Ten aanzien van de billijke vergoeding
Uit artikel 7:681 lid 1, onderdeel a, BW volgt dat de kantonrechter op verzoek van de werknemer een billijke vergoeding kan toekennen, indien de werkgever heeft opgezegd in strijd met artikel 7:671 BW. Gelet op de wetsgeschiedenis is in het kader van artikel 7:681 lid 1, onderdeel a, BW voor toekenning van een billijke vergoeding ernstig verwijtbaar handelen of nalaten van de werkgever vereist, maar is in een geval als bedoeld in dat artikel reeds invulling gegeven aan de ernstige verwijtbaarheid, als de werkgever de voor een rechtsgeldig ontslag geldende voorschriften niet heeft nageleefd en in strijd met artikel 7:671 heeft opgezegd (zie: Kamerstukken I, 2013-2014, 33 818, nr. C, pag. 99 en 113). Een ontslag op staande voet dat niet rechtsgeldig wordt geacht, is dus als zodanig al ernstig verwijtbaar, omdat dan is opgezegd in strijd met artikel 7:671 BW. Nu hiervoor is geoordeeld dat het ontslag op staande voet niet rechtsgeldig is, moet het verzoek van [verzoekster] om toekenning van een billijke vergoeding worden toegewezen.
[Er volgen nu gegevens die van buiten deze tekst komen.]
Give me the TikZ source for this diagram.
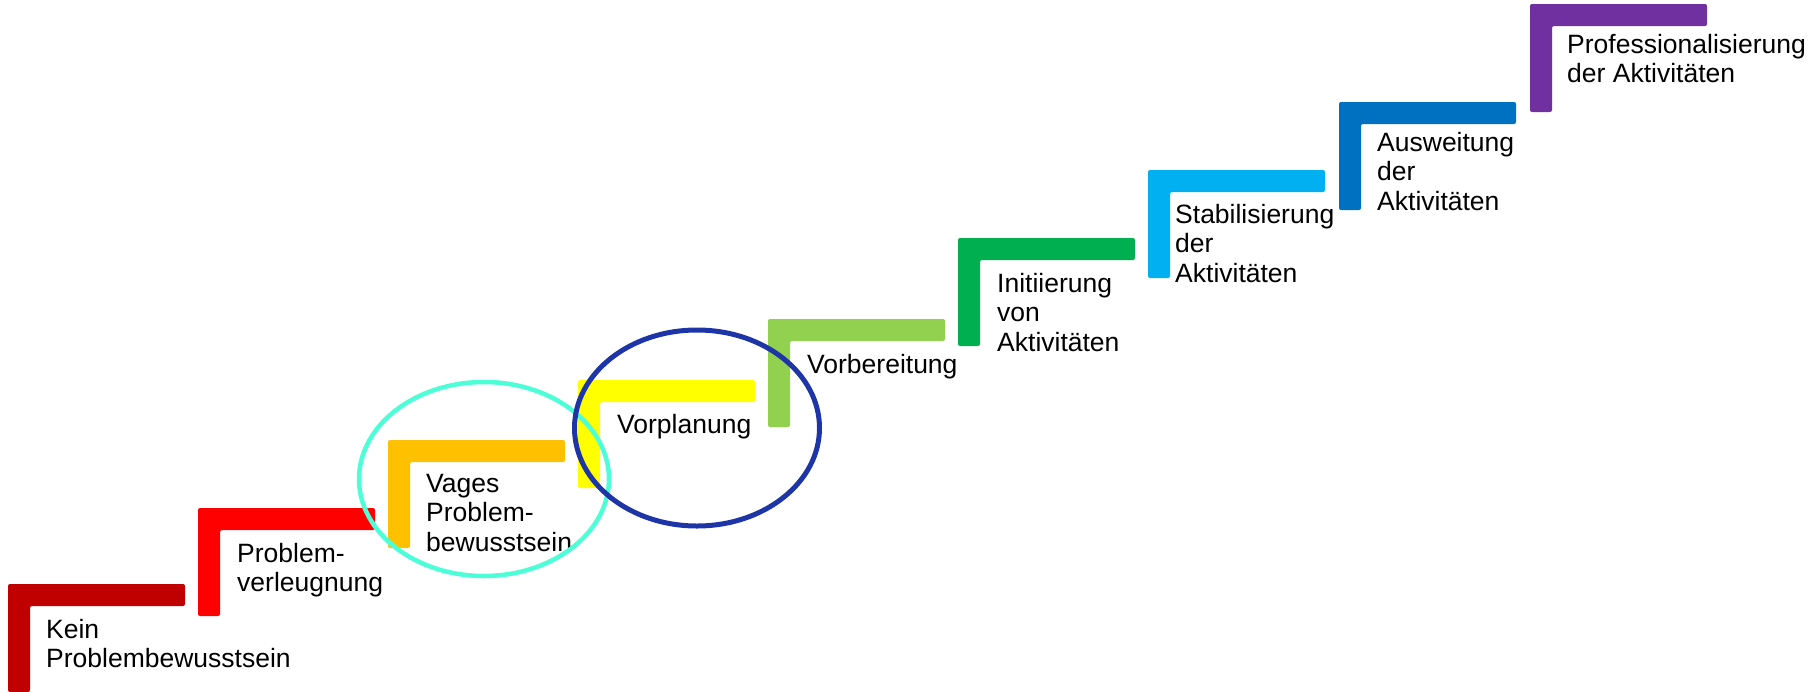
\documentclass[tikz,border=0pt]{standalone}
\usepackage{fontspec}
\setmainfont{Liberation Sans}
\definecolor{c1}{HTML}{C00000}
\definecolor{c2}{HTML}{FF0000}
\definecolor{c3}{HTML}{FFC000}
\definecolor{c4}{HTML}{FFFF00}
\definecolor{c5}{HTML}{92D050}
\definecolor{c6}{HTML}{00B050}
\definecolor{c7}{HTML}{00B0F0}
\definecolor{c8}{HTML}{0070C0}
\definecolor{c9}{HTML}{7030A0}
\definecolor{ringcyan}{HTML}{4DFFD6}
\definecolor{ringblue}{HTML}{1E35A8}
\newcommand{\stairstep}[3]{% left, top, colour
  \fill[#3, rounded corners=2pt] (#1,#2) -- ++(177,0) -- ++(0,22) -- ++(-155,0) -- ++(0,86) -- ++(-22,0) -- cycle;
}
\begin{document}
\begin{tikzpicture}[x=1pt,y=-1pt,
  lbl/.style={anchor=north west, inner sep=0pt, align=left, text=black,
    font=\fontsize{26.5}{29.3}\selectfont}]
\useasboundingbox (0,0) rectangle (1812,691);
\stairstep{8}{584}{c1}
\stairstep{198}{508}{c2}
\stairstep{388}{440}{c3}
\stairstep{578}{380}{c4}
\stairstep{768}{319}{c5}
\stairstep{958}{238}{c6}
\stairstep{1148}{170}{c7}
\stairstep{1339}{102}{c8}
\stairstep{1530}{4}{c9}
\node[lbl] (t1) at (46,619) {Kein\\Problembewusstsein};
\node[lbl] (t2) at (237,543) {Problem-\\verleugnung};
\node[lbl] (t3) at (426,474) {Vages\\Problem-\\bewusstsein};
\node[lbl] (t4) at (617,414) {Vorplanung};
\node[lbl] (t5) at (807,354) {Vorbereitung};
\node[lbl] (t6) at (997,273) {Initiierung\\von\\Aktivitäten};
\node[lbl] (t7) at (1175,204) {Stabilisierung\\der\\Aktivitäten};
\node[lbl] (t8) at (1377,132) {Ausweitung\\der\\Aktivitäten};
\node[lbl] (t9) at (1567,34) {Professionalisierung\\der Aktivitäten};
\coordinate (ec1) at (484,479);
\coordinate (ec2) at (697,428);
\draw[ringcyan, line width=4.5pt] (ec1) ellipse [x radius=125, y radius=97];
\draw[ringblue, line width=5pt] (ec2) ellipse [x radius=122.5, y radius=98];
\end{tikzpicture}
\end{document}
Uit de wetsgeschiedenis volgt dat de hoogte van de billijke vergoeding – naar haar aard – in relatie moet staan tot het ernstig verwijtbare handelen of nalaten van de werkgever, en niet tot de gevolgen van het ontslag voor de werknemer (zie: Kamerstukken II, 2013–2014, 33 818, nr. 3, pag. 32-34 en Kamerstukken II, 2013-2014, 33 818, nr. 7, pag. 91). Als ontslag het gevolg is van ernstig verwijtbaar handelen of nalaten van de werkgever, dan dient de werknemer hiervoor volgens die wetsgeschiedenis te worden gecompenseerd, ook om dergelijk handelen of nalaten van de werkgever te voorkomen. In de billijke vergoeding kan niet tot uitdrukking komen of het ontslag redelijk is mede in het licht van de gevolgen van het ontslag voor de werknemer, omdat dit al is verdisconteerd in de transitievergoeding.
De hoogte van de billijke vergoeding moet daarom worden bepaald op een wijze die en op het niveau dat aansluit bij de uitzonderlijke omstandigheden van het geval, waarbij criteria als loon en lengte van het dienstverband geen rol hoeven te spelen. Er kan wel rekening worden gehouden met de financiële situatie van de werkgever. Daarnaast kan een aanspraak op ten onrechte niet genoten loon worden verdisconteerd in de billijke vergoeding (zie: Kamerstukken II, 2013–2014, 33 818, nr. 7, pag. 55 en Kamerstukken I, 2013-2014, 33 818, nr. C, pag. 92).
De kantonrechter zal de billijke vergoeding vaststellen op een bedrag van € 10.000,00 bruto. Daarbij neemt zij in aanmerking dat Zeeman verwijtbaar heeft gehandeld door zonder een gedegen onderzoek te snel te kiezen voor een ontslag op staande voet. De wettelijke rente over dit bedrag zal worden toegewezen vanaf 14 dagen na de datum van betekening van deze beschikking.
3.9
Zeeman zal als de in het ongelijk gestelde partij worden veroordeeld tot betaling van de proceskosten, tot aan deze uitspraak aan de zijde van [verzoekster] bepaald op € 79,00 aan vast recht en € 600,00 aan salaris voor de gemachtigde.